__Stated exercise__. Skip all pictures. Write out the data below from its first line through the line that contains "93.78, 92.37, 92.25];".

__Raw data__.

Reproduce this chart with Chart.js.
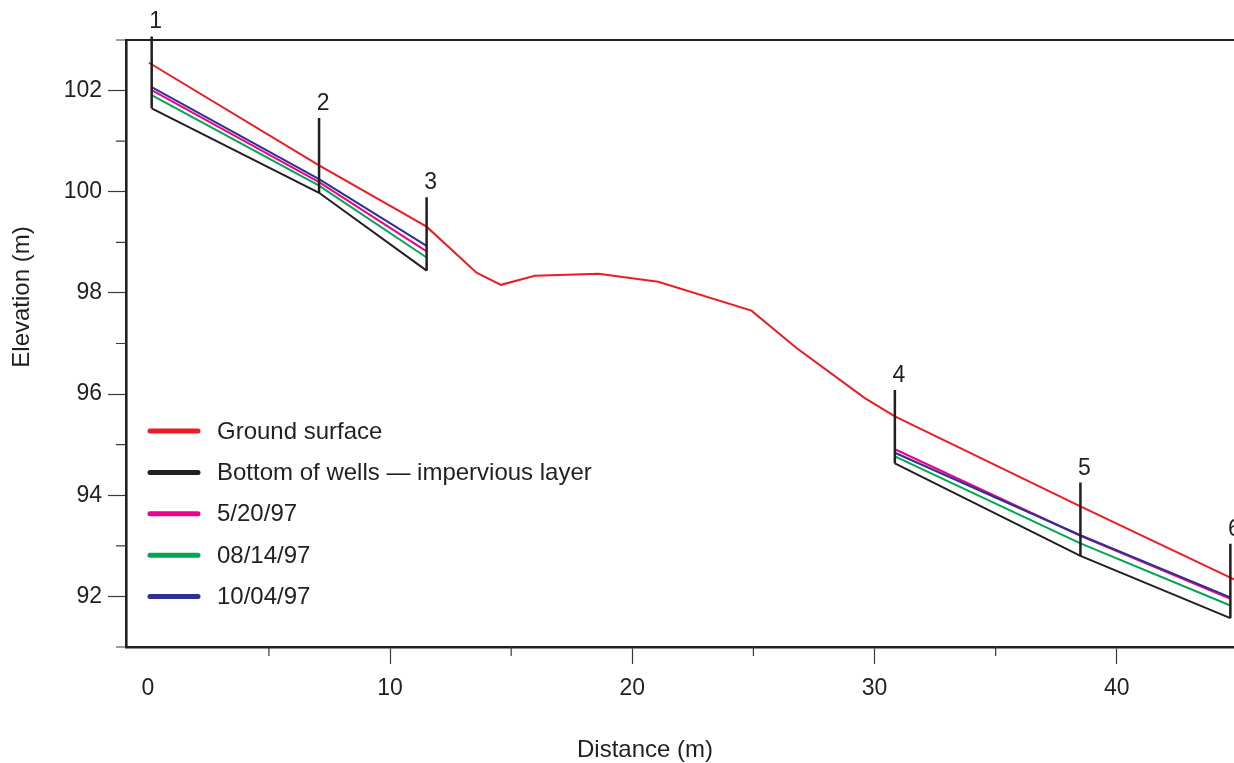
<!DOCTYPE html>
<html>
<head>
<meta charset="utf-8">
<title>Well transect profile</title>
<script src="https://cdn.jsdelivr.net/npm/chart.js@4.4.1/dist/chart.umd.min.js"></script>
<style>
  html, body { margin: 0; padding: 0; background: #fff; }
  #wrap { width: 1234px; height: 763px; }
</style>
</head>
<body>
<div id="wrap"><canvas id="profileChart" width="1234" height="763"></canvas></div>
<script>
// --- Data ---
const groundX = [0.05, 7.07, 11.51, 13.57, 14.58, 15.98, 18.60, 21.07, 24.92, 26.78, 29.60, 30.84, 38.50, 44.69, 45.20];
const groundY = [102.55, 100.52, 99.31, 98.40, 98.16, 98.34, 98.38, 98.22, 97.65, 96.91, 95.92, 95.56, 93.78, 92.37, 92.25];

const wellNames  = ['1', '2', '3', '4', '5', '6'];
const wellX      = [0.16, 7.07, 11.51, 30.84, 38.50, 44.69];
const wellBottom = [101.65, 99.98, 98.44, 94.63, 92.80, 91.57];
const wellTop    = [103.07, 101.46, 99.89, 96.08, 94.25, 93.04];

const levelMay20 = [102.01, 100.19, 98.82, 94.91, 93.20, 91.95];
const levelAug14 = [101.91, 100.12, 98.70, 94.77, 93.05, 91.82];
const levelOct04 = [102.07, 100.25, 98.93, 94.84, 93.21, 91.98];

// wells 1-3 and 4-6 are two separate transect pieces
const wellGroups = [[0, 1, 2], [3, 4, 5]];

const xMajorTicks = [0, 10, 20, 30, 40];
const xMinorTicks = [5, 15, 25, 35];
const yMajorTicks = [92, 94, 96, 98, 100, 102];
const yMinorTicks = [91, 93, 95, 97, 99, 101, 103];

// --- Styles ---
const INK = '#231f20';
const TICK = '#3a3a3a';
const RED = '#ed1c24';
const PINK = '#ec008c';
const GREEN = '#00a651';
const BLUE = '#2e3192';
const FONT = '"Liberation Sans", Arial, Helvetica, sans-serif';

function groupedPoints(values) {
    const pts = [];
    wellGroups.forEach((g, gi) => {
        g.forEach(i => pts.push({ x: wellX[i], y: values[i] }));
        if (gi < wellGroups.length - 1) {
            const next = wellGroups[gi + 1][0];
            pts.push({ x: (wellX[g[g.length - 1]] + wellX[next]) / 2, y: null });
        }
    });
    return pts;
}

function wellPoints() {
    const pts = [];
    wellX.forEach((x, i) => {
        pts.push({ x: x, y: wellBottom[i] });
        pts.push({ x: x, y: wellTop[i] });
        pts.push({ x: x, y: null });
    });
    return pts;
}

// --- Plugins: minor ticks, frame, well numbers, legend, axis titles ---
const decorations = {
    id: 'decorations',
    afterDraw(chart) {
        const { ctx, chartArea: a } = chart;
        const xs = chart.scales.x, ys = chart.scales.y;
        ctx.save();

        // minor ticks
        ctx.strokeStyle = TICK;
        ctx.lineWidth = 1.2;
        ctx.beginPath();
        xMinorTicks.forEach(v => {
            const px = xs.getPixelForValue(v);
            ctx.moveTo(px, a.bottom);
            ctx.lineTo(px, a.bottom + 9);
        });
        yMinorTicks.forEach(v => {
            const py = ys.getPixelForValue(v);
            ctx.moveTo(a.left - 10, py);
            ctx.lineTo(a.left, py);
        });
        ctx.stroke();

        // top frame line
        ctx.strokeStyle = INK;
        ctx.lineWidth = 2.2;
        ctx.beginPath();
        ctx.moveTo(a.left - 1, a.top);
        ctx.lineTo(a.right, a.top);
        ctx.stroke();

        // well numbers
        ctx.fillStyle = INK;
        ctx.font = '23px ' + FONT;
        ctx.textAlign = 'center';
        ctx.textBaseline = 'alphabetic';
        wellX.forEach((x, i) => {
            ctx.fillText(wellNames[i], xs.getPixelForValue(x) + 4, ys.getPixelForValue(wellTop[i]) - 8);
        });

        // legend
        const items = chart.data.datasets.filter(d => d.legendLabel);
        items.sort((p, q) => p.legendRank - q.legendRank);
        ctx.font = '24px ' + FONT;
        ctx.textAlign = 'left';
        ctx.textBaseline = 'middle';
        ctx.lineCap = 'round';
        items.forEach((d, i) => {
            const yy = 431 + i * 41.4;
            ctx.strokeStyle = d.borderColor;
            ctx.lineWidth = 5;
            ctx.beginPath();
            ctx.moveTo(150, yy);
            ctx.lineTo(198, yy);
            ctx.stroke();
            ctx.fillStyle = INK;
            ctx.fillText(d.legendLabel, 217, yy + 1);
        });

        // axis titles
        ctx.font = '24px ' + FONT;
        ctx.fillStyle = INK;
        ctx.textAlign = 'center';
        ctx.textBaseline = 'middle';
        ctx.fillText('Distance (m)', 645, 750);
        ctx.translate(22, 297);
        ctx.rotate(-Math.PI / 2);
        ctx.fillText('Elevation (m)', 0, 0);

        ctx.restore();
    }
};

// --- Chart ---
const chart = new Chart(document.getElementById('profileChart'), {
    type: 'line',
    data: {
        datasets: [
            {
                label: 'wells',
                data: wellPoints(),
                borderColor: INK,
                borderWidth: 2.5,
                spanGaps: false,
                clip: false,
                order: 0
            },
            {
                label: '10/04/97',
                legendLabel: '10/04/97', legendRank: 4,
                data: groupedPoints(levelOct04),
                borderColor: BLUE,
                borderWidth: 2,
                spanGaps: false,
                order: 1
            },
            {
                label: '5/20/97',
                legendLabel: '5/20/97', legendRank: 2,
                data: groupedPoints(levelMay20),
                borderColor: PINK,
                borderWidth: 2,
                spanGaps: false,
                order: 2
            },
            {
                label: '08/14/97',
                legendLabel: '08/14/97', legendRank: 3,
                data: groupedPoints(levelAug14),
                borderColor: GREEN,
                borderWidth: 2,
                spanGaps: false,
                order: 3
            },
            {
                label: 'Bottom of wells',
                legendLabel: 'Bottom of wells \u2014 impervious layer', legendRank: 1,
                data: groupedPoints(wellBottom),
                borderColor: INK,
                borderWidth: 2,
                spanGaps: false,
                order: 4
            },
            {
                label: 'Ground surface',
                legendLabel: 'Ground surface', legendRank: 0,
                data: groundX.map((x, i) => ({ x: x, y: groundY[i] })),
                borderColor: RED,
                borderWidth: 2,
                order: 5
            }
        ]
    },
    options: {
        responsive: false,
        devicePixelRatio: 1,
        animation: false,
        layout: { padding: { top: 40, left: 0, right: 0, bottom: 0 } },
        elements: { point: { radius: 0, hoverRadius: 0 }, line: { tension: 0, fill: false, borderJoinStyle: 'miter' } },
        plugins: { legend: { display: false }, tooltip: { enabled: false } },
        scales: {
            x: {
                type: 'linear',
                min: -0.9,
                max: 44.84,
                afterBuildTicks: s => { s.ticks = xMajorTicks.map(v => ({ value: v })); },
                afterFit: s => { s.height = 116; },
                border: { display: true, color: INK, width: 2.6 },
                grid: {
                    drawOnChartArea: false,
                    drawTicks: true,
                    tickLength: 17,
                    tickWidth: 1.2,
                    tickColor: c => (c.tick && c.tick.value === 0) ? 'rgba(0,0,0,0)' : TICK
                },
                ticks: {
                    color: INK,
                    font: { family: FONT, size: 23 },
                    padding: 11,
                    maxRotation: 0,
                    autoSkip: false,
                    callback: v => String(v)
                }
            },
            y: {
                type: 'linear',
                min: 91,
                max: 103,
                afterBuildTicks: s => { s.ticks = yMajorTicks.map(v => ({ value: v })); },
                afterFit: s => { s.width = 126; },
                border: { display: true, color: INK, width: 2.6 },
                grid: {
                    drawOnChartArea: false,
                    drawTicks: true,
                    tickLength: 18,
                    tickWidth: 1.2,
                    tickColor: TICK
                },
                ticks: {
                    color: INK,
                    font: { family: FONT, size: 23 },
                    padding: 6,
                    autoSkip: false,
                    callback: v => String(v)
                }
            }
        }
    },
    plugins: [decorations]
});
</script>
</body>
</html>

__Exercise answer__.
Reproduce this chart with Chart.js.
<!DOCTYPE html>
<html>
<head>
<meta charset="utf-8">
<title>Well transect profile</title>
<script src="https://cdn.jsdelivr.net/npm/chart.js@4.4.1/dist/chart.umd.min.js"></script>
<style>
  html, body { margin: 0; padding: 0; background: #fff; }
  #wrap { width: 1234px; height: 763px; }
</style>
</head>
<body>
<div id="wrap"><canvas id="profileChart" width="1234" height="763"></canvas></div>
<script>
// --- Data ---
const groundX = [0.05, 7.07, 11.51, 13.57, 14.58, 15.98, 18.60, 21.07, 24.92, 26.78, 29.60, 30.84, 38.50, 44.69, 45.20];
const groundY = [102.55, 100.52, 99.31, 98.40, 98.16, 98.34, 98.38, 98.22, 97.65, 96.91, 95.92, 95.56, 93.78, 92.37, 92.25];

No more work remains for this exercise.